How do you decide what you’re going to read?

  1. Hail,
    I did the maths (startling, sin’t it) once and the amount of books one can read in a lifetime is distressingly small. Predictions of us all becoming immortal super-intellects aside, I may only have a few thousand left in me.

    I read a lot of free stuff (good newspapers, journals, etc.), I don’t buy much sight unseen – I tend to stick with authors because it’s a good predictor of how good the next book is – and I read predominantly non-fiction, which I rarely read cover to cover.

    i.e.; in terms of supporting the industry, I am crap. Your way of doing stuff has merit.

    Electronically, i am placing Riddley Walker in your hand. You have to read it.

  2. Perhaps the Singularity is the only chance I have of reading a Stephanie Meyer book.

    It’s rare for me to buy a novel by a new author without having heard lots of good things about it.

    If you read a lot of writer blogs and look at award lists and recommended reading lists there are some books that get positive mention after positive mentions.

    Maybe I won’t like them, but I think they’re at least worth checking out. Recent books that fall into this category that I’m looking forward to reading include N.K Jemisin’s The Hundred Thousand Kingdoms, Paolo Bacigalupi’s The Windup Girl and Ken Scholes’ Lamentation.

    Thank you for the recommendation. I did try reading Riddley Walker a few years ago, but didn’t get very far. I’m not a big fan of post-apocalyptic novels (a lot of people rave about A Canticle For Leibowitz but I didn’t enjoy it at all) and I found the language off-putting. Maybe I’ll have to try again when I find the time. :-)

  3. I have a reading priority list:
    1) ARCs
    2) A classic book in a genre I want to write in
    3) Contemporary novels

    I hardly finish any book any more though.

  4. Ditto! Oh, thank heavens I’m not the only one! I regulary make prioritised lists of all the books (that I have bought) which I MUST read. The lists change all the time, but the percentage of actually read remains constant at 5% (I call that the cosmological constant).

    I choose by association: something I read sparks something which sparks memories of… and then my lovely numbered list turns into a branching, flowering bush covering the land.

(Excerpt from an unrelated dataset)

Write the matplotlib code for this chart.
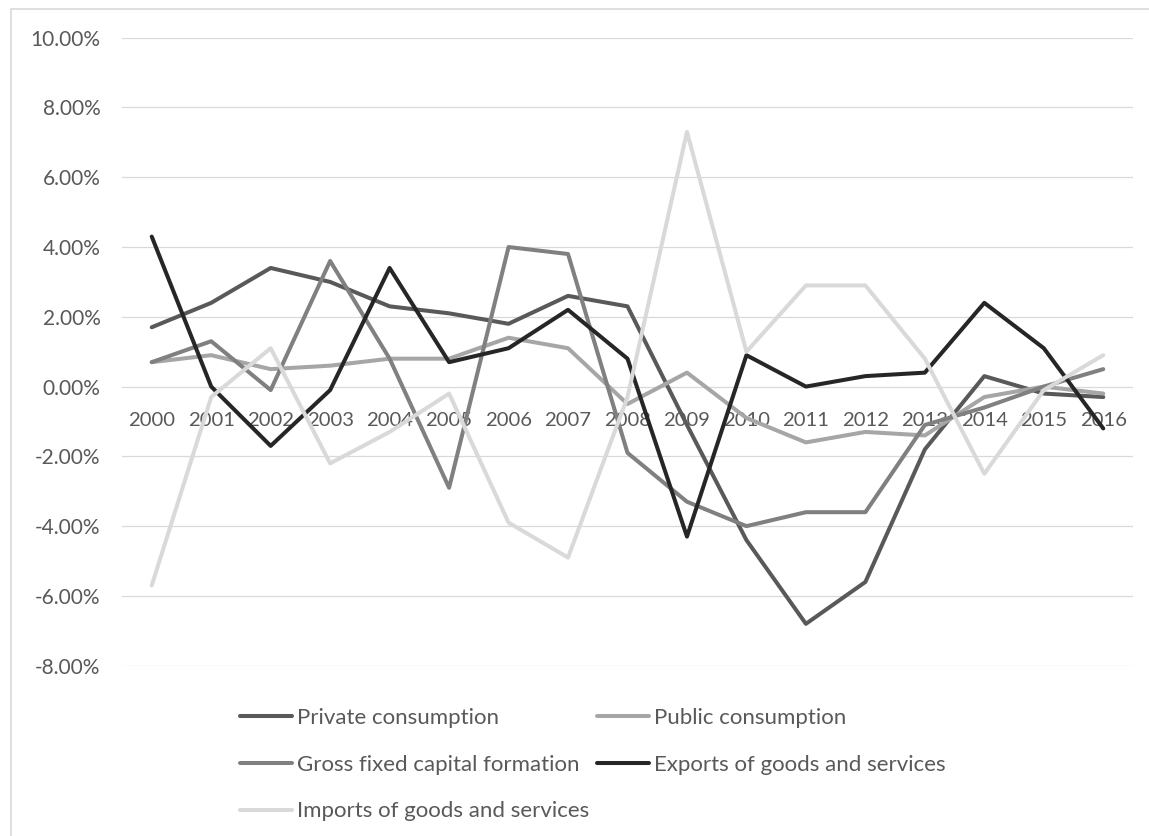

I’ll skim read, and not-read, and not-finish-reading, until I find the something in Sturgeon’s 10% that grabs me and I read to the end. Recent 10 percenters (and firm recommendations): Jeff Vandermeer’s Finch, McEwan’s On Chesyl Beach, Richard Bessel’s Nazism and War, Javier Marias’ Your Face Tomorrow, Jim Crace’s Being Dead, Daphne Du Maurier’s The Breakthrough, Herta Muller’s Nadirs, Iain McCalman’s Darwin’s Armada…

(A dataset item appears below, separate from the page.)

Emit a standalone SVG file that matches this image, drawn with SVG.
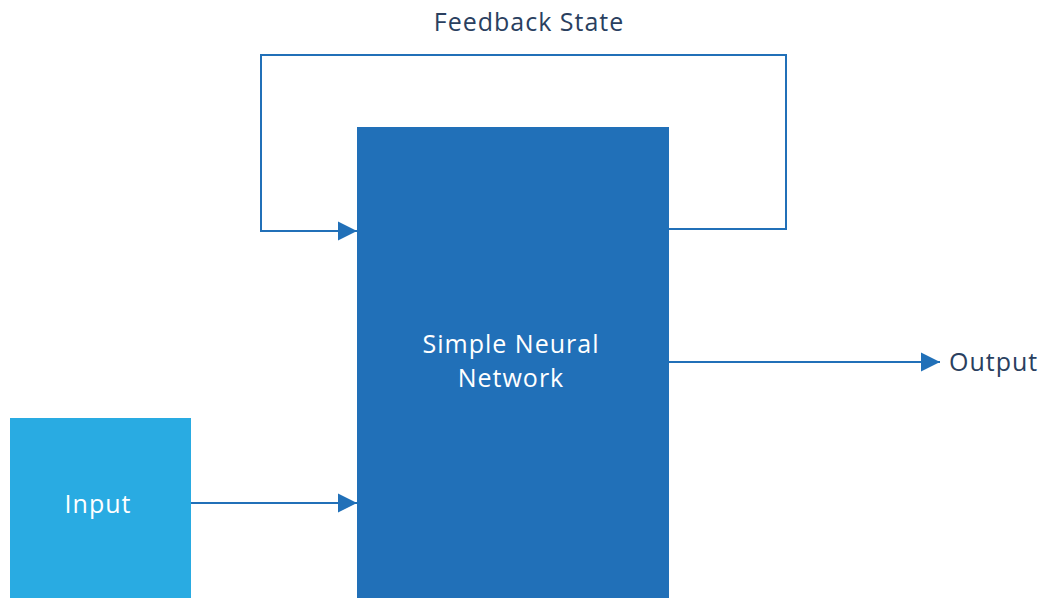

    It may seem as though there isn’t much SF in that list, but all of it feeds into whatever crazy SF narrative my fevered brain is currently thinking up.

  5. @Adam.

    I can understand skimming non-fiction, but it’s a shame if you’re not finding many novels that you’re inclined to finish.

  6. @Tracy.

    I have Finch at home, ready to read. I’ve heard of some of the other writers you mention, but haven’t read any of the titles.